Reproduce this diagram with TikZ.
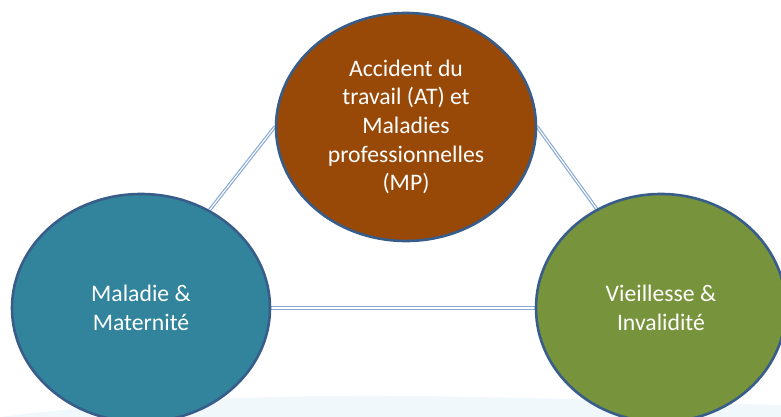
\documentclass[tikz,border=0pt]{standalone}
\usepackage{fontspec}
\setmainfont{Carlito}
\usetikzlibrary{shapes.geometric,backgrounds}
\definecolor{brownfill}{HTML}{984807}
\definecolor{tealfill}{HTML}{31849B}
\definecolor{greenfill}{HTML}{77933C}
\definecolor{outline}{HTML}{385D8A}
\definecolor{linkblue}{HTML}{86A8D6}
\definecolor{swoosh}{HTML}{E6F4FA}
\tikzset{
  bubble/.style={ellipse, draw=outline, line width=2.6pt, inner sep=0pt,
    text=white, align=center, font=\fontsize{23.7}{28.6}\selectfont},
  linkouter/.style={draw=linkblue, line width=3.4pt},
  linkinner/.style={draw=white, line width=1.1pt}
}
\begin{document}
\begin{tikzpicture}[x=1pt,y=-1pt]
\useasboundingbox (0,0) rectangle (781,417);
\node[bubble, fill=brownfill, minimum width=260pt, minimum height=228pt] (at) at (406,127)
  {Accident du\\travail (AT) et\\Maladies\\professionnelles\\(MP)};
\node[bubble, fill=tealfill, minimum width=258pt, minimum height=228pt] (mal) at (141,308)
  {Maladie \&\\Maternité};
\node[bubble, fill=greenfill, minimum width=250pt, minimum height=228pt] (vie) at (661,308)
  {Vieillesse \&\\Invalidité};
\begin{scope}[on background layer]
% faint background swoosh
\fill[swoosh, opacity=0.6] (0,417) .. controls (120,402) and (250,394) .. (420,396)
  .. controls (560,398) and (700,403) .. (781,405) -- (781,417) -- cycle;
\draw[linkouter] (at.west) -- (mal.55);
\draw[linkouter] (at.east) -- (vie.123);
\draw[linkouter] (mal.east) -- (mal.east -| vie.west);
\draw[linkinner] (at.west) -- (mal.55);
\draw[linkinner] (at.east) -- (vie.123);
\draw[linkinner] (mal.east) -- (mal.east -| vie.west);
\end{scope}
\end{tikzpicture}
\end{document}
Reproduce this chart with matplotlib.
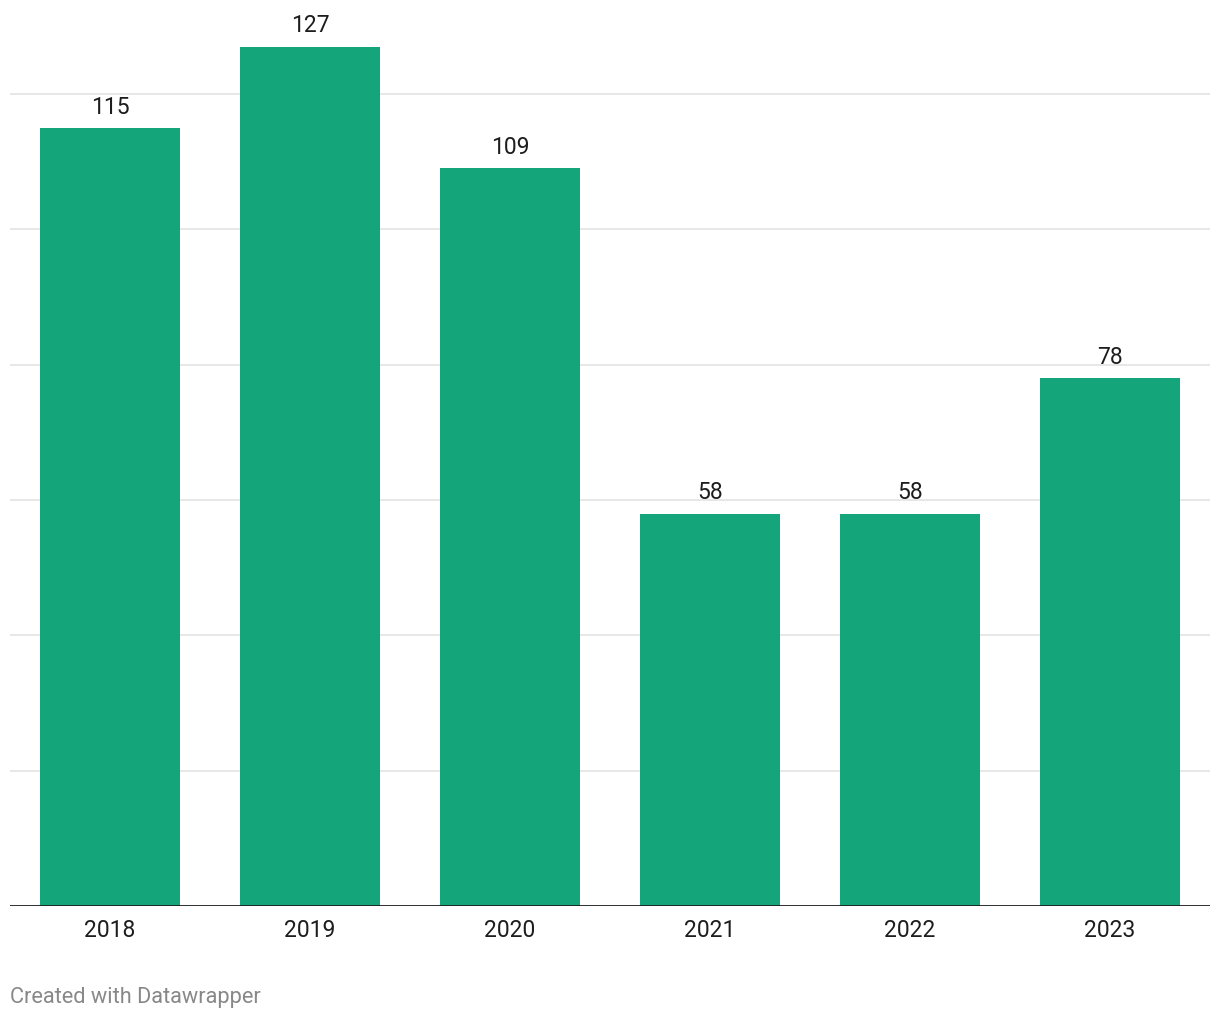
import matplotlib
matplotlib.use("Agg")
import matplotlib.pyplot as plt

plt.rcParams['font.family'] = ['Roboto', 'DejaVu Sans']

years = ["2018", "2019", "2020", "2021", "2022", "2023"]
values = [115, 127, 109, 58, 58, 78]
gridvals = [20, 40, 60, 80, 100, 120]

W, H = 1220, 1020
fig = plt.figure(figsize=(W/100, H/100), dpi=100)
ymax = 130
base_px = 907
px_per_unit = (base_px - 95) / 120.0
top_px = base_px - ymax * px_per_unit
ax = fig.add_axes([10/W, (H-base_px)/H, 1200/W, (base_px-top_px)/H])
ax.set_xlim(-0.5, len(years) - 0.5)
ax.set_ylim(0, ymax)

for g in gridvals:
    ax.axhline(g, color='#e3e3e3', lw=1.2, zorder=0)

x = list(range(len(years)))
ax.bar(x, values, width=0.7, color='#14a57a', zorder=2)
for xi, v in zip(x, values):
    ax.text(xi, v + 1.5, str(v), ha='center', va='bottom', fontsize=16.5, color='#1d1d1d')

ax.axhline(0, color='#1d1d1d', lw=2.0, zorder=3)
for s in ax.spines.values():
    s.set_visible(False)
ax.set_yticks([])
ax.set_xticks(x)
ax.set_xticklabels(years, fontsize=16.5, color='#1d1d1d')
ax.tick_params(axis='x', length=0, pad=9)

fig.text(10/W, 1 - 997.5/H, "Created with Datawrapper", ha='left', va='center', fontsize=15.7, color='#888888')

fig.savefig("out.png", dpi=100)
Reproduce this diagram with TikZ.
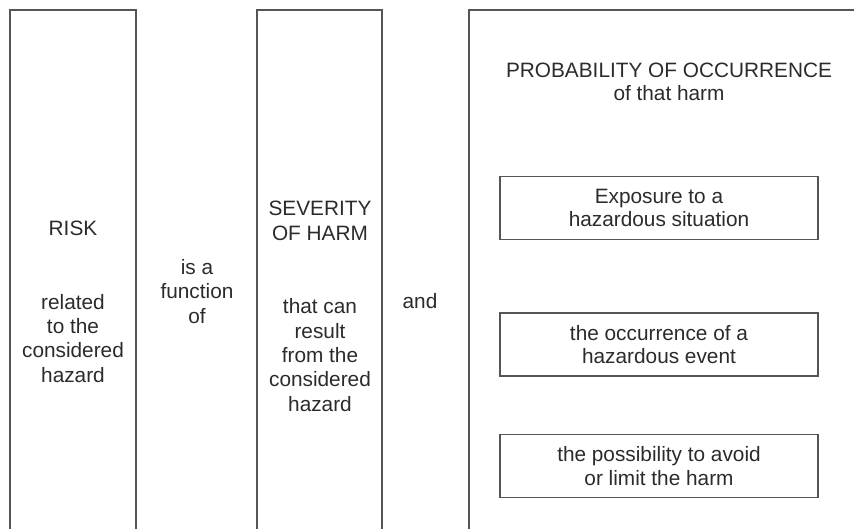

:: SHORT EXERCISE ::
Say how many lines include the word "matplotlib"; reply with the number alone.

:: TASK OUTPUT ::
4